Horror beat out heroics this Halloween weekend as moviegoers favored "Saw II" over "The Legend of Zorro."
"Saw II," which pulled in almost double what "Zorro" earned, bowed at #1 on the box-office top 10 with $30.5 million, according to early estimates. In the sequel to last year's "Saw," twisted murderer Jigsaw is at it again — except this time he's upped the ante, gathering eight individuals who have to find a way out of his death trap (see " 'Saw II': A Sequel With Guts?").
Why is it that every time a hero tries to leave the adventurous life to start a family, something always pulls them back? That's what happens to Antonio Banderas' Alejandro in "The Legend of Zorro," which debuted at #2 with $16.5 million. In the sequel to 1998's "The Mask of Zorro," Alejandro is hoping to start a family with Elena (Catherine Zeta-Jones), but finds himself drawn back into the swashbuckling lifestyle to thwart the plans of land barons who want to keep California from becoming the 31st state (see " 'Legend Of Zorro' Follows Antonio Banderas' Kid-Friendly Lead").
The third film on the box-office top 10 isn't a sequel, but the core of its plot — a younger man falling for an older woman — may seem pretty familiar (see "Rewind: Onscreen And Off, What's Age Got To Do With It?"). "Prime," which bowed at #3 with more than $6.3 million, stars Uma Thurman as Rafi, a recently divorced 37-year-old woman who starts a fling with a 23-year-old painter. While Rafi's therapist (Meryl Streep) encourages her to pursue this casual relationship, the counselor begins to regret that advice when she finds out her son is the young suitor.
"Dreamer: Inspired by a True Story" dropped from #2 to #4 this week, earning $6.3 million. The film centers on a former horse trainer and his daughter, who attempt to bring a racehorse with a broken leg back to the track (see "For Dakota Fanning, Hollywood Is One Big Box Of Toys").
Animated feature "Wallace & Gromit: The Curse of the Were-Rabbit," which finds a man and his highly intelligent dog attempting to thwart a beast threatening their town's Giant Vegetable Competition, dropped from #3 to #5 with $4.4 million (see "Rewind: What's So Funny About Scary Bunnies?").

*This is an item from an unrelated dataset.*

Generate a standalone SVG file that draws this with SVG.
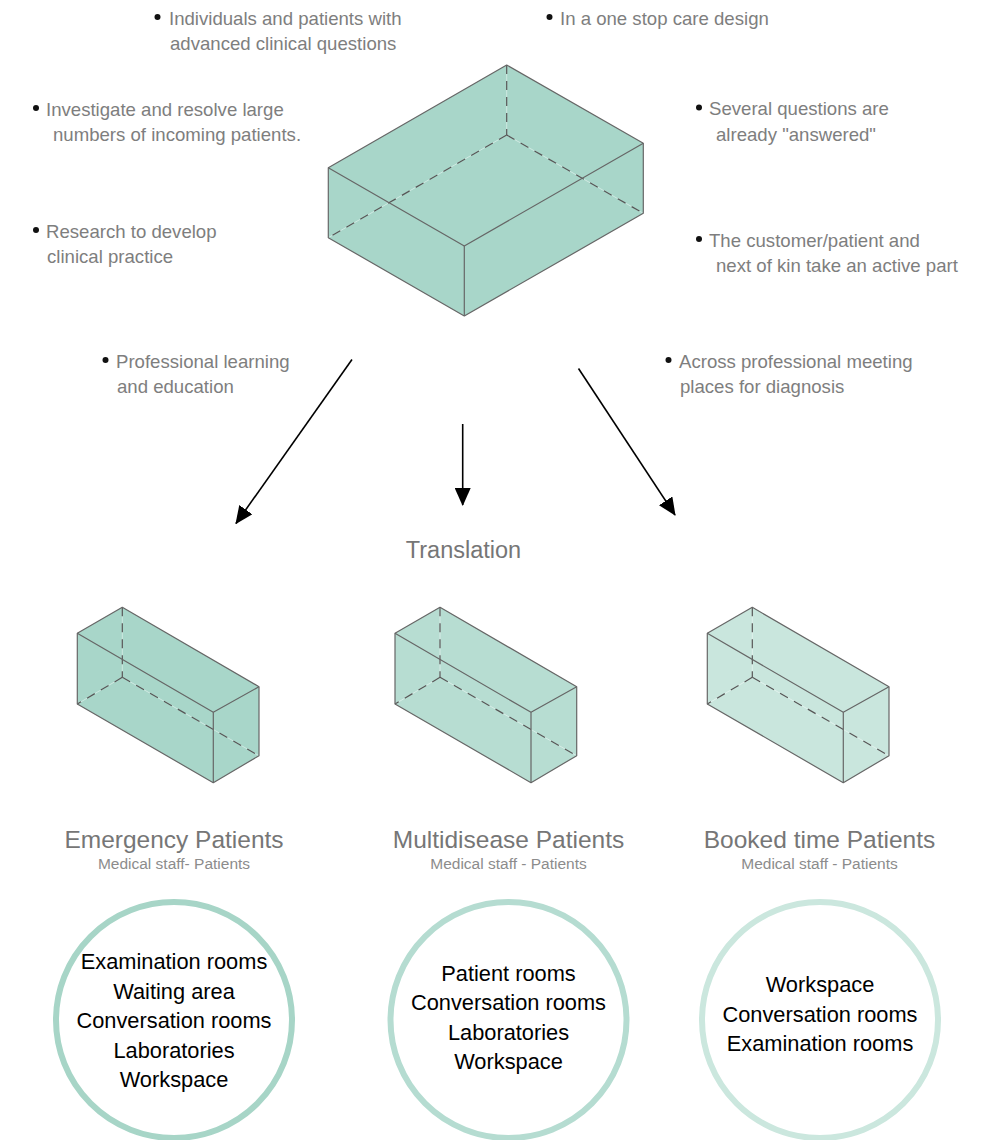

Nicolas Cage stars as a Chicago forecaster who straddles a fine line between love and hate with his audience in "The Weather Man," which debuted at #6 with more than $4.2 million. Offered a cushy job at a national television show based in New York, Cage's character has to decide whether a shot at the big time is worth uprooting his family (see "Nic Cage Weathers Hurled Chicken McNuggets In Forecaster Role").
Rounding out this week's box office top 10 are "Doom," which plummeted from #1 to #7 with more than $4 million; "North Country," which dropped from #5 to #8 with more than $3.6 million; "The Fog," which fell from #4 to #9 with $3.3 million; and "Flightplan," which slipped from #7 to #10 with $2.6 million.
Overall, ticket sales were down from the corresponding weekend last year.